Douglas Trevor: Girls I Know (A Novel)
October 2, 2013 by David
Filed under Fiction, WritersCast
978-0983150534 – Sixoneseven Books – paperback – May 1, 2013 – $15.95 (ebook versions available at lower prices)
A debut novel set in Boston, Girls I Know has an unusual narrative structure that sometimes feels like a love song to the city of Boston as much as a novel about the protagonist, tortured failed graduate student, Walt Steadman. Walt is a classic nebbish – dropped out of graduate school writing a thesis on an obscure poetic subject, making his living now as a sperm donor and doing odd jobs.
Walt is painfully obsessive – as a way to channel his feelings of failure and indirection. He goes to the same small coffee shop for breakfast almost every day, where he befriends the owners and their daughter, Mercedes. He loves Boston in an obsessive way too. The real story of the novel begins when Walt is survives a terrible shooting at his favorite restaurant which leaves four people dead, including his friends.
Now he is forced to confront himself and in his recovery, try to find the self he has buried in his self indulgent lifestyle. The girls he knows are both complicated – the effervescent Ginger Newton, Harvard undergraduate – another obsessive, but a much more active one, she is writing a book called Girls I Know about women and their jobs and the heartbroken and speechless Mercedes, whose parents are now dead. How he interacts with these two “girls” on his path to self discovery and redemption are what this book is really about.

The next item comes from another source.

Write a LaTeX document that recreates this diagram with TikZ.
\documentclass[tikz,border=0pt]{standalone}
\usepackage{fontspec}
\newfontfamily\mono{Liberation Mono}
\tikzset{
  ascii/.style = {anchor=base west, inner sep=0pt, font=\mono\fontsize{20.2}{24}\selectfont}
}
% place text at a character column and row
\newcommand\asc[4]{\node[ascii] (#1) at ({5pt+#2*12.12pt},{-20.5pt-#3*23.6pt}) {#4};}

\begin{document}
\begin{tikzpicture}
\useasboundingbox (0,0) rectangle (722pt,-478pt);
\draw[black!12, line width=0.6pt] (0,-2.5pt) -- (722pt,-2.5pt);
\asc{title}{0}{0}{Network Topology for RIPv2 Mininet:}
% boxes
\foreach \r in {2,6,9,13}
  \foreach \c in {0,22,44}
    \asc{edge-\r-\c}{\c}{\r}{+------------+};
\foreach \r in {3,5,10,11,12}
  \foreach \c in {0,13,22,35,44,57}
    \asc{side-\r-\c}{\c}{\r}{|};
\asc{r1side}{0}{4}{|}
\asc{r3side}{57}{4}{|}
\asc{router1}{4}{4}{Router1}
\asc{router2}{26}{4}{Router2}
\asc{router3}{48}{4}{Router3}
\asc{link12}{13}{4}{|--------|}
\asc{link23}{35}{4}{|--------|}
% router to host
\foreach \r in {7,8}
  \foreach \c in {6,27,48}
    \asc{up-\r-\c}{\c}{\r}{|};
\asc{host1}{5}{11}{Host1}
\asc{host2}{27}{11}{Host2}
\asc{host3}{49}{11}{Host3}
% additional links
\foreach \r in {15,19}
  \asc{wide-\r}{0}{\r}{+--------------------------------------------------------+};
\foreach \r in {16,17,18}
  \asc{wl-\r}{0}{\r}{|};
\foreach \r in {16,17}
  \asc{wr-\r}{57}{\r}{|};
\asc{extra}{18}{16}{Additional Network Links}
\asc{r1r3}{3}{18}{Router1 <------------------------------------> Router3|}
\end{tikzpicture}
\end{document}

I liked this book much more than I initially thought I would (coming of age stories are not usually my forte as a reader). Trevor is a very good storyteller, and his characters are all interesting and well drawn. And his Boston comes to life throughout the book. Trevor knows his way around characters and places and his writing is strong. His collection of short fiction, The Thin Tear In The Fabric Of Space, won the Iowa Short Fiction award in 2005. Author website here. Kudos to this independent publisher, Sixoneseven, for doing an excellent production job and a serious effort to market and promote a very good book.